Each chlor-alkali facility has distinct impacts because of differences in plant complexity, product output, hydrogen handling, and regional factors, making it challenging to standardize the LCA of chlor-alkali processes. Most facilities in the U.S. either export hydrogen to nearby facilities such as hydrogen liquefaction plants or vent the hydrogen, with possible indirect global warming implications. Additionally, by-product hydrogen requires different downstream activities, resulting in a different process-level system boundary from other chlor-alkali products, which complicates the environmental greenhouse gas (GHG) assessment of hydrogen. Furthermore, the literature evaluations of LCAs of chlor-alkali processes only cover the production of the main products from the electrolytic process, i.e., Cl
2, NaOH, and H
2 [
1]. Chlor-alkali main products are further used (partially or completely) to produce other products such as HCl, NaClO, VCM, and EDC not evaluated in previous studies. Because of the complexity associated with different technologies, diverse product handling practices (e.g., combusting, exporting, or venting by-product hydrogen), and varying system boundaries based on final products, there is a need for a complete assessment of the environmental impacts of the chlor-alkali process and all of its final products.

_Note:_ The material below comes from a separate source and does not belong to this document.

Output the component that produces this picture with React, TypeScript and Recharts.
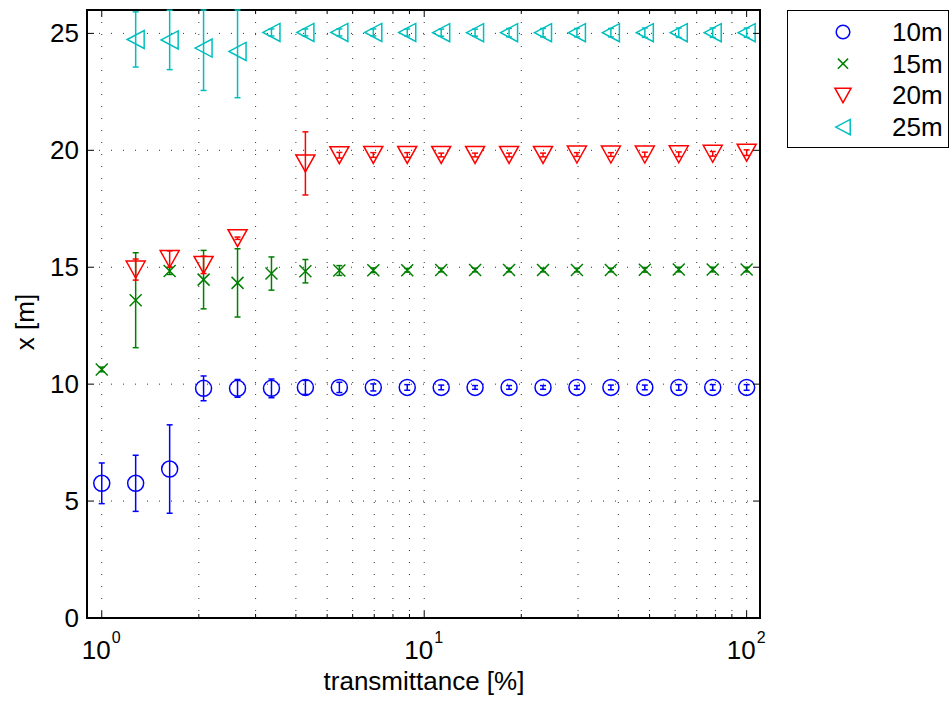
import React from 'react';
import { ScatterChart, Scatter, XAxis, YAxis, CartesianGrid, ErrorBar, ReferenceArea, Legend } from 'recharts';

// transmittance steps (%), log spaced between 1 and 100
const transmittance = [1, 1.274, 1.624, 2.069, 2.637, 3.36, 4.281, 5.456, 6.952, 8.859, 11.29, 14.38, 18.33, 23.36, 29.76, 37.93, 48.33, 61.58, 78.48, 100];

// estimated distance x [m] and its error, per target distance
const x10 = [5.76, 5.76, 6.37, 9.82, 9.82, 9.82, 9.86, 9.86, 9.86, 9.86, 9.86, 9.86, 9.86, 9.86, 9.86, 9.86, 9.86, 9.86, 9.86, 9.86];
const err10 = [0.87, 1.2, 1.89, 0.53, 0.38, 0.4, 0.3, 0.22, 0.15, 0.12, 0.1, 0.08, 0.08, 0.08, 0.08, 0.1, 0.1, 0.12, 0.12, 0.12];
const x15 = [10.63, 13.59, 14.84, 14.47, 14.33, 14.73, 14.83, 14.86, 14.87, 14.87, 14.88, 14.88, 14.88, 14.88, 14.88, 14.88, 14.89, 14.9, 14.9, 14.9];
const err15 = [0.1, 2.03, 0.15, 1.25, 1.46, 0.71, 0.5, 0.21, 0.1, 0.08, 0.08, 0.08, 0.08, 0.08, 0.08, 0.08, 0.1, 0.1, 0.1, 0.1];
const x20 = [null, 14.9, 15.35, 15.1, 16.24, null, 19.44, 19.79, 19.8, 19.8, 19.8, 19.8, 19.8, 19.8, 19.82, 19.82, 19.82, 19.83, 19.85, 19.9];
const err20 = [null, 0.45, 0.35, 0.37, 0.05, null, 1.35, 0.12, 0.1, 0.1, 0.08, 0.08, 0.08, 0.08, 0.08, 0.08, 0.1, 0.1, 0.1, 0.12];
const x25 = [null, 24.74, 24.72, 24.37, 24.23, 25.04, 25.04, 25.04, 25.04, 25.04, 25.03, 25.03, 25.03, 25.03, 25.03, 25.03, 25.03, 25.03, 25.03, 25.03];
const err25 = [null, 1.18, 1.27, 1.81, 1.98, 0.15, 0.15, 0.15, 0.15, 0.15, 0.15, 0.15, 0.18, 0.18, 0.18, 0.18, 0.2, 0.2, 0.2, 0.2];

const xTicks = [1, 2, 3, 4, 5, 6, 7, 8, 9, 10, 20, 30, 40, 50, 60, 70, 80, 90, 100];
const yTicks = [0, 5, 10, 15, 20, 25];
const Y_MAX = 26;

const FONT = '"Liberation Sans", Arial, Helvetica, sans-serif';
const FS = 26;
const W = 951;
const H = 702;
const PL = 87; // plot left
const PW = 673; // plot width
const PH = 608; // plot height

type Kind = 'circle' | 'cross' | 'down' | 'left';

const series: { name: string; color: string; kind: Kind; values: (number | null)[]; errors: (number | null)[] }[] = [
  { name: '10m', color: '#0000ff', kind: 'circle', values: x10, errors: err10 },
  { name: '15m', color: '#008000', kind: 'cross', values: x15, errors: err15 },
  { name: '20m', color: '#ff0000', kind: 'down', values: x20, errors: err20 },
  { name: '25m', color: '#00bfbf', kind: 'left', values: x25, errors: err25 },
];

// error bars are not clipped by the plot area, so the upper arm stops at the axis top
const toRows = (values: (number | null)[], errors: (number | null)[]) =>
  transmittance
    .map((t, i) => ({ t, x: values[i], err: errors[i] }))
    .filter((r) => r.x !== null)
    .map((r) => ({ ...r, errBar: [r.err as number, Math.min(r.err as number, Y_MAX - (r.x as number))] }));

const Marker = ({ cx, cy, kind, color, small }: { cx: number; cy: number; kind: Kind; color: string; small?: boolean }) => {
  const s = small ? 0.85 : 1;
  const common = { fill: 'none', stroke: color, strokeWidth: 1.5 };
  if (kind === 'circle') return <circle cx={cx} cy={cy} r={8 * s} {...common} />;
  if (kind === 'cross') {
    const d = 6 * s;
    return <path d={`M${cx - d},${cy - d}L${cx + d},${cy + d}M${cx - d},${cy + d}L${cx + d},${cy - d}`} {...common} />;
  }
  if (kind === 'down') {
    const w = 9.5 * s, h = 8.5 * s;
    return <path d={`M${cx - w},${cy - h}L${cx + w},${cy - h}L${cx},${cy + h}Z`} {...common} />;
  }
  const w = 8.5 * s, h = 9 * s;
  return <path d={`M${cx - w},${cy}L${cx + w},${cy - h}L${cx + w},${cy + h}Z`} {...common} />;
};

const XTick = ({ x, y, payload }: any) => {
  const v = payload.value;
  const major = v === 1 || v === 10 || v === 100;
  const len = major ? 7 : 4;
  return (
    <g>
      <line x1={x} x2={x} y1={y} y2={y - len} stroke="#000" />
      <line x1={x} x2={x} y1={y - PH} y2={y - PH + len} stroke="#000" />
      {major && (
        <>
          <text x={x + 9} y={y + 41} textAnchor="end" fontSize={FS} fontFamily={FONT} fill="#000">10</text>
          <text x={x + 10} y={y + 25} fontSize={16} fontFamily={FONT} fill="#000">{Math.round(Math.log10(v))}</text>
        </>
      )}
    </g>
  );
};

const YTick = ({ x, y, payload }: any) => (
  <g>
    <line x1={x} x2={x + 7} y1={y} y2={y} stroke="#000" />
    <line x1={x + PW} x2={x + PW - 7} y1={y} y2={y} stroke="#000" />
    <text x={x - 8} y={y + 9} textAnchor="end" fontSize={FS} fontFamily={FONT} fill="#000">{payload.value}</text>
  </g>
);

const LegendBox = () => (
  <div style={{ position: 'relative', width: 162, height: 138, boxSizing: 'border-box', border: '1.5px solid #000', background: '#fff' }}>
    <svg width={160} height={135} style={{ position: 'absolute', left: 0, top: 0, overflow: 'visible' }}>
      {series.map((s, i) => (
        <g key={s.name}>
          <Marker cx={55} cy={21 + i * 31.7} kind={s.kind} color={s.color} small />
          <text x={104} y={21 + i * 31.7 + 9} fontSize={FS} fontFamily={FONT} fill="#000">{s.name}</text>
        </g>
      ))}
    </svg>
  </div>
);

export default function App() {
  return (
    <div style={{ width: W, height: H, fontFamily: FONT }}>
      <style>{'body { margin: 0; }'}</style>
      <ScatterChart width={W} height={H} margin={{ top: 10, right: W - PL - PW, left: 0, bottom: 0 }}>
        <CartesianGrid stroke="#333" strokeDasharray="1 11" />
        <XAxis
          dataKey="t"
          type="number"
          scale="log"
          domain={[0.9, 110]}
          allowDataOverflow
          ticks={xTicks}
          interval={0}
          tick={<XTick />}
          tickSize={0}
          tickMargin={0}
          axisLine={false}
          tickLine={false}
          height={84}
          label={{
            content: () => (
              <text x={424} y={690} textAnchor="middle" fontSize={FS} fontFamily={FONT} fill="#000">transmittance [%]</text>
            ),
          }}
        />
        <YAxis
          dataKey="x"
          type="number"
          domain={[0, Y_MAX]}
          allowDataOverflow
          ticks={yTicks}
          interval={0}
          tick={<YTick />}
          tickSize={0}
          tickMargin={0}
          axisLine={false}
          tickLine={false}
          width={PL}
          label={{
            content: () => (
              <text transform="translate(34,322) rotate(-90)" textAnchor="middle" fontSize={FS} fontFamily={FONT} fill="#000">x [m]</text>
            ),
          }}
        />
        <ReferenceArea x1={0.9} x2={110} y1={0} y2={Y_MAX} fill="none" stroke="#000" strokeWidth={2} fillOpacity={0} />
        {series.map((s) => (
          <Scatter
            key={s.name}
            name={s.name}
            data={toRows(s.values, s.errors)}
            fill={s.color}
            isAnimationActive={false}
            shape={(p: any) => <Marker cx={p.cx} cy={p.cy} kind={s.kind} color={s.color} />}
          >
            <ErrorBar dataKey="errBar" direction="y" width={3} stroke={s.color} strokeWidth={1.5} />
          </Scatter>
        ))}
        <Legend
          layout="vertical"
          align="center"
          verticalAlign="middle"
          width={162}
          height={138}
          wrapperStyle={{ left: 787, top: 10, width: 162, height: 138 }}
          content={() => <LegendBox />}
        />
      </ScatterChart>
    </div>
  );
}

This study aims to address the research gap by conducting a detailed LCA of chlor-alkali processes and their final products in the U.S., with a particular focus on GHG emissions from co-produced hydrogen. The LCA is carried out by gathering the facility-level data from several chlor-alkali plants in the U.S. and highlights the key parameters that govern the energy use and emissions of these plants. Additionally, the current state-of-the-art chlor-alkali plants generally vent the co-produced hydrogen and while advancements in chlor-alkali technologies have reduced their environmental impact, the underutilization of the high-purity by-product hydrogen remains a missed opportunity to support the growing hydrogen economy.
In light of the importance of hydrogen demand for the decarbonization of energy sectors, chlor-alkali facilities can play an important role by recovering and exporting the hydrogen and generating revenue. The exported hydrogen can support decarbonization through its use in the refining and fertilizer industries, and in emerging applications such as sustainable fuel and chemicals synthesis, biomass upgrading, blending in natural gas pipeline infrastructure, and fuel cell electric vehicles. Therefore, LCAs of the by-product hydrogen and other chlor-alkali products are needed. The scope of our study includes well-to-gate (WTG) energy use and CO
2 emissions for various products from U.S. chlor-alkali plants, and we derive the energy uses and emissions for the main plant products and by-product H
2 via the mass allocation method. The LCA was conducted using the chlor-alkali plants’ operation data collected from various databases, as described in
Section 2.1. In addition, we conducted sensitivity analysis based on varying the electricity source from a regional mix to renewable electricity, i.e., solar and wind, to observe the impact on emissions associated with the production of chlor-alkali products.
4. Conclusions
In this study, the energy use and CO2 emissions of various products from chlor-alkali plants in the U.S. are investigated. Chlor-alkali plant production data were obtained from the CDR database. The CO2 emissions data were gathered from the GHGRP and National Emissions Inventory databases, respectively. Electricity generation use or export data were obtained from the EIA-923 form. Seven chlor-alkali facilities (three CHP, four non-CHP) had complete datasets with which to carry out the analysis. Additionally, we analyzed the scenario in which all facilities exported hydrogen. Furthermore, we investigated the impact of the electricity grid by considering the regional grid mix and potential use of renewable sources, i.e., solar and wind electricity.
Analysis showed that non-CHP facilities are electricity-intensive and the major contribution to the GHG emissions was from the electricity supply chain. Emissions significantly decreased with the choice of renewable electricity. Additionally, use of cleaner electricity produced low-carbon Cl2, NaOH, and H2, which can be used to decarbonize the downstream processes that use these chemicals. We observed that CHP facilities benefit more if they are located in higher-CI grid regions. Through the export of surplus electricity cogenerated in a CHP facility, an emission credit can be obtained by displacing high-CI local grid electricity. A comparison of energy use and emissions with the literature values supported our study. The differences were attributed to using a different system boundary (i.e., considering hydrogen compression) or to differences in the regional electricity, the technology employed (e.g., membrane, diaphragm, mercury), and/or cogeneration efficiency. The product hydrogen export potential of chlor-alkali plants is approximately 320 kilotons per year in the U.S. This value represents approximately 3% of current annual U.S. hydrogen production.